Un’altra cosa salta agli occhi: questi uomini non sono inseriti in una comunità. Non hanno rapporti di vicinato significativi, non fanno volontariato, non sono membri di associazioni, sindacati, partiti, chiese, club, consigli scolastici o quant’altro. Al di fuori dell’ambiente di lavoro ed eventualmente di quello strettamente familiare, sono delle monadi, degli sradicati. La loro dimensione è l’individualismo. Su questo punto, ci sarebbe da riflettere, anche al di fuori del piano strettamente letterario.
Infine, gli uomini di Szalay in genere evitano le decisioni definitive, nonostante il disagio faccia quasi sempre la sua comparsa, in un modo o nell’altro, nelle loro esistenze. Più spesso tentennano, oppure si chiamano fuori. Cercano di venire a patti con i propri desideri, non sempre onesti. Di dominare la frustrazione, lo sconcerto che a volte produce il vivere quotidiano. E’ questo a renderli così interessanti e così simili…a cosa? A noi stessi? A tante persone che conosciamo, forse la maggioranza? Sì, certo, anche se non possiamo spingerci a dire che davvero l’essenza dell’essere maschi, in Europa e nel XXI° secolo, sia tutta qui (immagino non lo pensasse neanche l’autore). Una bella fetta di quell’essenza sì, però.
Il libro di Szalay è stato finalista al Man Booker Prize ed è stato classificato dal New York Times fra gli imperdibili del 2016. La lingua è precisa nel descrivere gli ambienti, che sono una parte importante della narrazione, ma altrettanto esatta e priva di sprechi (pur senza scivolare nel minimalismo) quando illumina i pensieri dei personaggi, i loro monologhi interiori, le conversazioni che intrattengono con mogli, amanti, amici, anche i loro non-detti.

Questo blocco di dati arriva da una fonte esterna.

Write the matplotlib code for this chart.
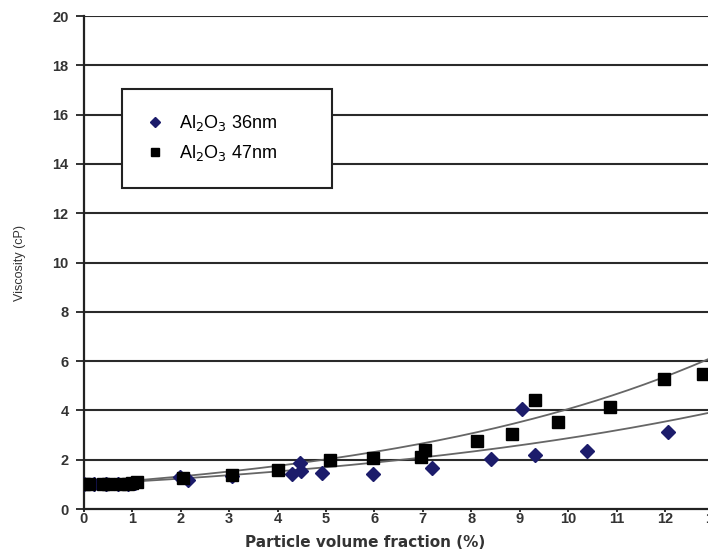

Fedele ad una gloriosa tradizione, l’autore non conduce questi racconti – narrati solitamente in terza persona soggettiva – ad alcun approdo, li interrompe a mezzo. L’epifania rimane irrisolta. A volte i suoi uomini la intravvedono, fra le pieghe delle vicende che sperimentano – o che subiscono – ma non ne esplorano a fondo consistenza e dimensioni. Il senso ultimo delle cose, rimane al di là della loro portata, anche quando sono prossimi alla sconfitta definitiva (il magnate russo) e alla morte (l’anziano inglese che ha scelto come buon ritiro una regione italiana più a buon mercato della Toscana). Posto che un senso, un senso del vivere, sottratto alle incombenze quotidiane, alla soddisfazione dei bisogni estemporanei, al confronto/conflitto con i propri simili, esista davvero, e questo Szalay non ce lo dice. Ma immaginiamo che se lo ritenesse possibile, troverebbe il modo di biasimarli, questi uomini, per la loro irresolutezza. Cosa che si guarda bene dal fare.
David Szalay, Tutto quello che è un uomo, Adelphi, 2017 (trad. Anna Rusconi).